Understanding the Candidate-Recruiter Relationship

Candidate

A candidate utilises recruiters to speed up the process and take advantage of inside knowledge regarding upcoming opportunities, industry insight, and career advice. He or she has spent hours, even days, writing a CV and cover letter. As follows, candidates expect recruiters to respond to open vacancy applications immediately. 

Understandable.

From your perspective (the recruiter), however, this is both commonplace and unjust. Hours are spent trawling through hundreds of CVs on a daily basis. On top of that, you have an exhaustive list of recruitment responsibilities that includes endless phone calls and social media monitoring. You’re client-driven: you work for clients and must fulfill their needs. So you’re not going to force a round peg into a square hole simply to remove a candidate from your list. Your placement total is small, relative to what it could be, because it’s somewhat rare to source an individual with the appropriate experience, expertise, and personality for a specific role.

Again, understandable.

One of the Biggest Complaints in Recruitment

You know that candidates will be appreciative of your work in the long run. Even if they don’t get a specific job, you keep their CVs stored in your inbox or CRM just in case an appropriate open vacancy does turn up. But in the moment, candidates are often blinded by their job search, and they demand quick response times. A candidate may perceive your lack of response as a lack of respect.
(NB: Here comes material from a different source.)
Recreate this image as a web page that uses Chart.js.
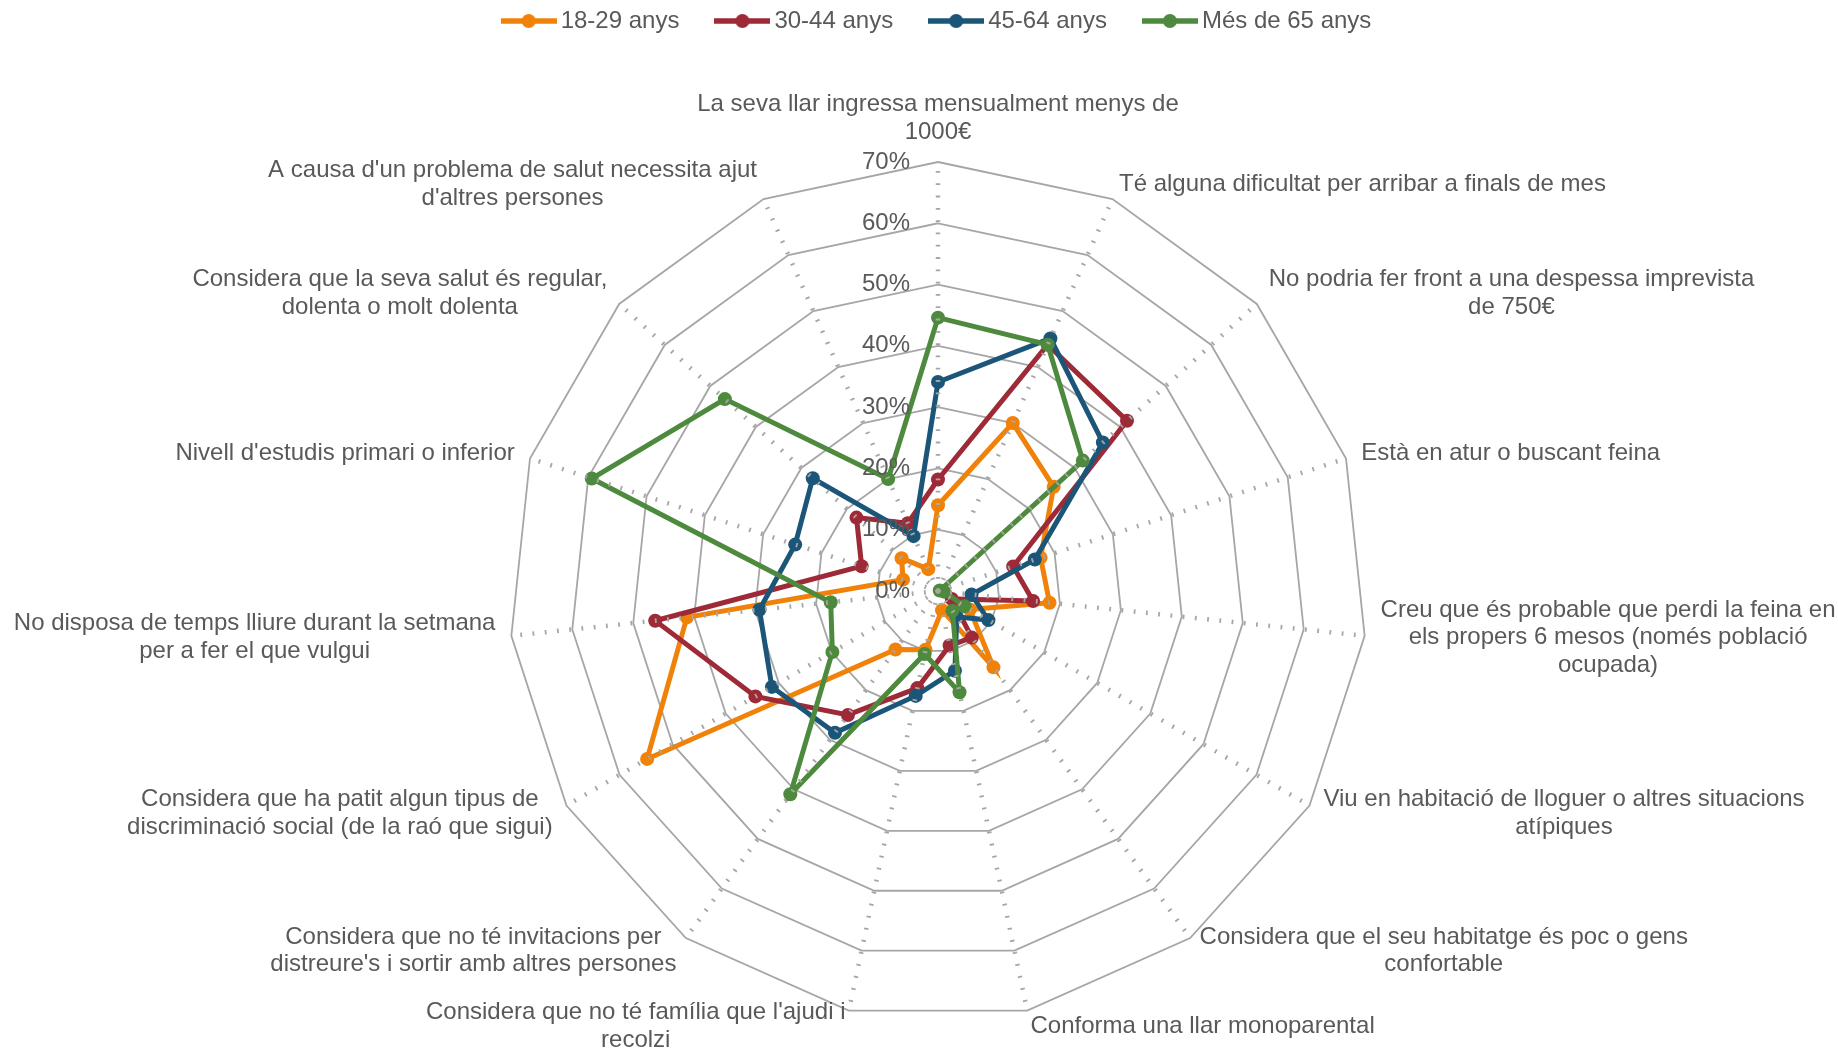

Give Feedback – Don’t Burn Your Bridges

The worst case scenario is losing a candidate. Candidates who don’t get placed might think that it has been a waste of time to work with your company and – thanks to today’s social media-savvy world – your reputation can be damaged.

Unfortunately, we are all human. We cannot read minds. But relationships drive business. So what can you, as a recruiter, do to change this?

Be transparent – reassure the candidate that his or her CV hasn’t disappeared into a black hole. When candidates don’t get a job that they applied for, give feedback. There are so many reasons that are out of a candidate’s control that can get in the way of a placement:                            

  • The role has been filled by someone else
  • The candidate is over- or under-qualified
  • The organisation wants a different fit
  • The role has now closed, and the company has decided to shift internal responsibilities or outsource

While it’s important to give feedback, you’re obviously busy, so you’re unlikely to call each rejected candidate on the telephone. Why not create a set of draft email templates to send for each of the above circumstances? To make things even easier, why not input these email templates into an ATS and send personalised rejection emails out with the click of a button? Whatever your chosen mode of communication, convey the message as promptly, sincerely, and professionally as possible.

You can even go one step further and use your insider knowledge to let candidates know about roles that might be a better fit and are likely to come up in the near future – just take a look at your candidate pipeline. This may seem like an ironic suggestion, given the aforementioned appreciation of your busy schedule, but trust us: putting in a little extra effort can put you way ahead of the rest.